Günümüzde tüm Avrupa ülkelerindeki yaklaşım eğitimin dini açıdan ‘nötrleştirilmesi’ yönündedir. Okulun laik ancak tüm dinlere karşı nötr/hoşgörülü karakteri çerçevesinde bu soruna bir çözüm bulunabilir.
Üçüncü olarak Kıbrıslı Rumlar okul içerisinde istedikleri gibi davranamazlar. Bir yandan Kıbrıs Başpiskoposu’nun isim gününü kutlarken diğer yandan Kıbrıs Türk dini bayramlarını görmezden gelemeyiz. Bu sorunları çözmek için daha fazla çaba göstermeli ve okul nüfusunu oluşturan her iki toplumun, hatta daha da ileri giderek tüm toplumların tatillerini mi kabul edeceğimize veya okula daha da laik bir karakter vererek hiçbir dini tatili kutlamama yönüne mi gideceğimize karar vermemiz gereklidir.

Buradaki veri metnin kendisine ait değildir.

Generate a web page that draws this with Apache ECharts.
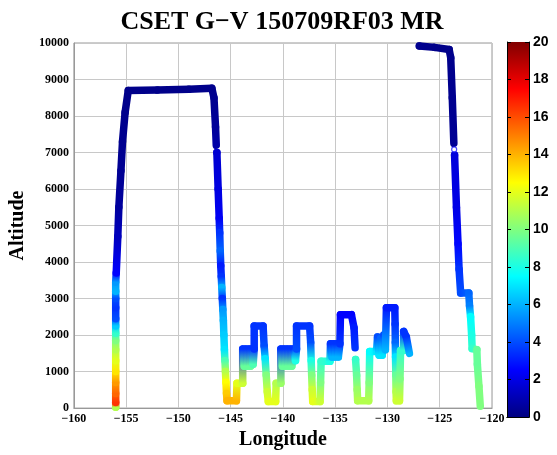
<!DOCTYPE html>
<html>
<head>
<meta charset="utf-8">
<script src="https://cdn.jsdelivr.net/npm/echarts@6/dist/echarts.min.js"></script>
<style>html,body{margin:0;padding:0;background:#fff}#c{width:557px;height:455px}</style>
</head>
<body>
<div id="c"></div>
<script>
// ---- data: [longitude, altitude, mixing ratio] ----
const climbLeg = [
  [-156.0, 20, 11], [-156.0, 150, 16.5], [-156.0, 400, 15.5], [-156.0, 700, 14.5], [-156.0, 1000, 13],
  [-156.0, 1300, 12], [-156.0, 1600, 11], [-156.0, 1850, 10], [-156.0, 2050, 8.5], [-156.0, 2250, 6.5],
  [-156.0, 2450, 4], [-156.0, 2750, 3.5], [-156.0, 3000, 4], [-156.0, 3200, 6], [-156.0, 3450, 5.5],
  [-155.95, 3700, 2.5], [-155.8, 4700, 1.2], [-155.7, 5500, 0.6], [-155.5, 6500, 0.4], [-155.35, 7300, 0.3],
  [-155.1, 8100, 0.25], [-154.8, 8700, 0.2], [-152.0, 8710, 0.2], [-149.0, 8730, 0.2], [-146.8, 8760, 0.25],
  [-146.6, 8500, 0.3], [-146.45, 7700, 0.5], [-146.38, 7200, 0.8]
];
const descentLeg = [
  [-146.32, 7000, 1.6], [-146.2, 6000, 1.9], [-146.1, 5200, 2.3], [-146.05, 4800, 3.5], [-146.0, 4300, 4.5],
  [-145.95, 3900, 3], [-145.9, 3600, 3.5], [-145.85, 3300, 6], [-145.8, 3000, 3.5], [-145.75, 2700, 5.5],
  [-145.7, 2400, 6], [-145.65, 2000, 6.5], [-145.6, 1600, 7], [-145.55, 1300, 9], [-145.5, 1000, 11],
  [-145.45, 700, 12.5], [-145.4, 400, 13.5], [-145.35, 200, 14], [-144.45, 200, 14], [-144.4, 680, 12],
  [-143.85, 680, 11.5], [-143.85, 1620, 3.5], [-143.7, 1150, 9.5], [-143.55, 1620, 3.5], [-143.4, 1150, 9.5],
  [-143.25, 1620, 3.5], [-143.1, 1150, 9.5], [-142.95, 1620, 3.5], [-142.85, 1200, 9], [-142.75, 1620, 3.5],
  [-142.75, 2250, 3.5], [-141.9, 2250, 3.5], [-141.8, 1700, 4], [-141.7, 1350, 7], [-141.6, 900, 10],
  [-141.5, 450, 11.5], [-141.4, 180, 12], [-140.7, 180, 12], [-140.65, 680, 11], [-140.2, 680, 10.5],
  [-140.2, 1620, 3.5], [-140.05, 1150, 9.5], [-139.9, 1620, 3.5], [-139.75, 1150, 9.5], [-139.6, 1620, 3.5],
  [-139.45, 1150, 9.5], [-139.3, 1620, 3.5], [-139.15, 1150, 9.5], [-139.0, 1620, 3.5], [-138.8, 1300, 8],
  [-138.7, 1620, 4], [-138.7, 2250, 3.5], [-137.45, 2250, 3.5], [-137.35, 1800, 4], [-137.3, 1300, 8],
  [-137.25, 900, 10], [-137.2, 500, 11.5], [-137.15, 180, 12], [-136.45, 180, 11.5], [-136.4, 700, 10],
  [-136.35, 1280, 8.5], [-135.5, 1280, 8], [-135.45, 1760, 3.5], [-135.3, 1400, 6], [-135.15, 1760, 3.5],
  [-135.0, 1400, 6], [-134.85, 1760, 3.5], [-134.7, 1400, 6], [-134.55, 1760, 3.5], [-134.5, 2560, 2.5],
  [-133.45, 2560, 2.5], [-133.2, 2200, 3], [-133.1, 1650, 3.5]
];
const sawtoothLeg = [
  [-133.05, 1330, 8.5], [-132.95, 900, 9.5], [-132.9, 500, 10.5], [-132.85, 200, 11], [-131.8, 200, 11],
  [-131.75, 700, 10], [-131.7, 1550, 7.5], [-131.05, 1550, 7], [-130.95, 1950, 4], [-130.8, 1450, 7],
  [-130.65, 1900, 4.5], [-130.5, 1450, 7], [-130.35, 2000, 4], [-130.2, 1600, 6], [-130.1, 2750, 3],
  [-129.3, 2750, 3], [-129.27, 2300, 3.5], [-129.25, 1800, 4.5], [-129.23, 1400, 7], [-129.2, 900, 9.5],
  [-129.18, 450, 11], [-129.15, 200, 11.5], [-128.85, 200, 11.5], [-128.8, 800, 10], [-128.75, 1580, 8.5],
  [-128.45, 1580, 8.5], [-128.45, 2100, 3.5], [-128.2, 1950, 3.5], [-127.9, 1500, 6]
];
const returnLeg = [
  [-126.95, 9920, 0.3], [-125.5, 9880, 0.2], [-124.1, 9820, 0.2], [-123.95, 9600, 0.25], [-123.8, 8500, 0.3],
  [-123.65, 7250, 0.4]
];
const finalLeg = [
  [-123.58, 6930, 1.8], [-123.4, 5500, 2], [-123.25, 4500, 2.6], [-123.15, 3800, 3.5], [-123.0, 3150, 4],
  [-122.22, 3150, 4.5], [-122.15, 2800, 5], [-122.05, 2500, 7.5], [-121.95, 2000, 8], [-121.9, 1630, 8.5],
  [-121.45, 1600, 9.5], [-121.4, 1200, 9.5], [-121.25, 600, 10], [-121.12, 50, 10]
];
const openMarker = [[-123.62, 7085, 2]];
const xTicks = { min: -160, max: -120, step: 5 };
const yTicks = { min: 0, max: 10000, step: 1000 };
const cbTicks = { min: 0, max: 20, step: 2 };

// ---- build track ----
const legs = [climbLeg, descentLeg, sawtoothLeg, returnLeg, finalLeg];
const track = [];
legs.forEach((leg, k) => leg.forEach(p => track.push([p[0], p[1], p[2], k])));

function clamp(v) { return Math.max(0, Math.min(1, v)); }
function jet(v) {
  const t = clamp((v - cbTicks.min) / (cbTicks.max - cbTicks.min));
  const r = clamp(1.5 - Math.abs(4 * t - 3));
  const g = clamp(1.5 - Math.abs(4 * t - 2));
  const b = clamp(1.5 - Math.abs(4 * t - 1));
  return 'rgb(' + Math.round(r * 255) + ',' + Math.round(g * 255) + ',' + Math.round(b * 255) + ')';
}
const LW = 7.5;
function renderItem(params, api) {
  const i = params.dataIndex;
  const cur = track[i];
  const prev = track[i - 1];
  const p1 = api.coord([cur[0], cur[1]]);
  if (!prev || prev[3] !== cur[3]) {
    return { type: 'circle', shape: { cx: p1[0], cy: p1[1], r: LW / 2 }, style: { fill: jet(cur[2]) } };
  }
  const p0 = api.coord([prev[0], prev[1]]);
  let stroke;
  if (Math.abs(p0[0] - p1[0]) + Math.abs(p0[1] - p1[1]) < 0.5) {
    stroke = jet(cur[2]);
  } else {
    stroke = { type: 'linear', x: p0[0], y: p0[1], x2: p1[0], y2: p1[1], global: true,
      colorStops: [{ offset: 0, color: jet(prev[2]) }, { offset: 1, color: jet(cur[2]) }] };
  }
  return { type: 'line', shape: { x1: p0[0], y1: p0[1], x2: p1[0], y2: p1[1] },
    style: { stroke: stroke, lineWidth: LW, lineCap: 'round' } };
}

const cbStops = [0, 0.125, 0.375, 0.625, 0.875, 1].map(o => ({ offset: o, color: jet(cbTicks.min + o * (cbTicks.max - cbTicks.min)) }));
const serif = '"Liberation Serif", "DejaVu Serif", serif';
const sans = '"Liberation Sans", Arial, sans-serif';
const minus = v => (v < 0 ? '\u2212' : '') + Math.abs(v);

const chart = echarts.init(document.getElementById('c'), null, { renderer: 'canvas' });
chart.setOption({
  animation: false,
  backgroundColor: '#fff',
  title: {
    text: 'CSET G\u2212V 150709RF03 MR', left: 277, textAlign: 'center', top: 4,
    textStyle: { fontFamily: serif, fontWeight: 'bold', fontSize: 26, color: '#000' }
  },
  grid: [
    { left: 67, right: 65, top: 43, bottom: 37, show: true, borderColor: '#999', borderWidth: 1 },
    { left: 507, width: 22, top: 42, height: 375 }
  ],
  xAxis: [
    { type: 'value', gridIndex: 0, min: xTicks.min, max: xTicks.max, interval: xTicks.step,
      name: 'Longitude', nameLocation: 'middle', nameGap: 16,
      nameTextStyle: { fontFamily: serif, fontWeight: 'bold', fontSize: 20, color: '#000' },
      axisLine: { lineStyle: { color: '#999' } }, axisTick: { show: false },
      axisLabel: { formatter: minus, fontFamily: serif, fontWeight: 'bold', fontSize: 12, color: '#000', margin: 5 },
      splitLine: { show: true, lineStyle: { color: '#c8c8c8' } } },
    { type: 'category', gridIndex: 1, data: [''], position: 'bottom', z: 5,
      axisLine: { lineStyle: { color: '#000' } }, axisTick: { show: false }, axisLabel: { show: false } },
    { type: 'category', gridIndex: 1, data: [''], position: 'top', z: 5,
      axisLine: { lineStyle: { color: '#000' } }, axisTick: { show: false }, axisLabel: { show: false } }
  ],
  yAxis: [
    { type: 'value', gridIndex: 0, min: yTicks.min, max: yTicks.max, interval: yTicks.step,
      name: 'Altitude', nameLocation: 'middle', nameGap: 40, nameRotate: 90,
      nameTextStyle: { fontFamily: serif, fontWeight: 'bold', fontSize: 20, color: '#000' },
      axisLine: { show: true, lineStyle: { color: '#999' } }, axisTick: { show: false },
      axisLabel: { formatter: v => String(v), fontFamily: serif, fontWeight: 'bold', fontSize: 12, color: '#000', margin: 5 },
      splitLine: { show: true, lineStyle: { color: '#c8c8c8' } } },
    { type: 'value', gridIndex: 1, min: cbTicks.min, max: cbTicks.max, interval: cbTicks.step, position: 'right', z: 5,
      axisLine: { show: true, lineStyle: { color: '#000' } },
      axisTick: { show: true, inside: true, length: 4, lineStyle: { color: '#000' } },
      axisLabel: { formatter: v => String(v), fontFamily: sans, fontWeight: 'bold', fontSize: 14, color: '#000', margin: 4 },
      splitLine: { show: false } },
    { type: 'value', gridIndex: 1, min: cbTicks.min, max: cbTicks.max, interval: cbTicks.step, position: 'left', z: 5,
      axisLine: { show: true, lineStyle: { color: '#000' } },
      axisTick: { show: true, inside: true, length: 4, lineStyle: { color: '#000' } },
      axisLabel: { show: false }, splitLine: { show: false } }
  ],
  series: [
    { type: 'custom', xAxisIndex: 0, yAxisIndex: 0, renderItem: renderItem, data: track,
      encode: { x: 0, y: 1 }, clip: false, z: 3 },
    { type: 'scatter', xAxisIndex: 0, yAxisIndex: 0, data: openMarker, symbol: 'circle', symbolSize: 5,
      itemStyle: { color: '#fff', borderColor: '#1a1aff', borderWidth: 1.2 }, z: 4 },
    { type: 'bar', xAxisIndex: 1, yAxisIndex: 1, data: [cbTicks.max], barWidth: '100%',
      itemStyle: { color: { type: 'linear', x: 0, y: 1, x2: 0, y2: 0, colorStops: cbStops } } }
  ]
});
</script>
</body>
</html>
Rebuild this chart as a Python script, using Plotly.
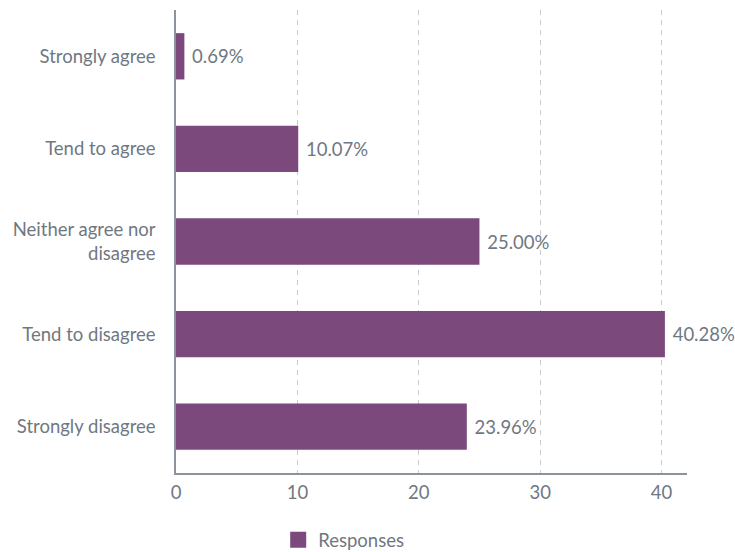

Okul yönetiminde farklı eğilimlerin daha dengeli bir temsiliyeti olmalıdır. Yönetim kurulu üyeleri atanmamalı bunun yerine veliler, okul idaresi ve öğretmenleri tarafından seçilmelidir. Her soruna iki taraf arası bir sorun olarak yaklaşmak hatalıdır. Homojen görünen bir grup içerisinde her zaman farklı tonlar ve yaklaşımlar mevcuttur. Her grubun fark arz etmeyen “milli bir bütün” olduğunu ima etmek istiyorsak, o ayrı tabii.
Bu yılki karar okulun yönetim kurulu tarafından alınmıştır. Okulumuz bayramı resmi olarak dini tatil olarak tanımayacaktır. Bunun en iyi çözüm olduğu konusunda şüphelerim vardır. Tek yönlü zorlamalar çözüm yaratmazlar. Çocuklarımızın mutluluğu ve eğitim istikrarı bizi karşılıklı anlayışa dayalı bir çözüm yönünde birleştiremiyorsa, başka hiçbir şey birleştiremez. Böyle davranmaya devam edersek, kendimize benzer bir kuşak yaratacağız. İstediğimiz bu mu?
(*) Bu makale 13 Ekim Pazar tarihli “Politis” gazetesinde Rumca olarak basılmıştır. Bu tarihten beri Cyprus.News.eu ve Defteri Anagnosi’nin de içinde olduğu çeşitli sayfalarda ve bloglarda paylaşılmış ve büyük bir tartışma yaratmıştır.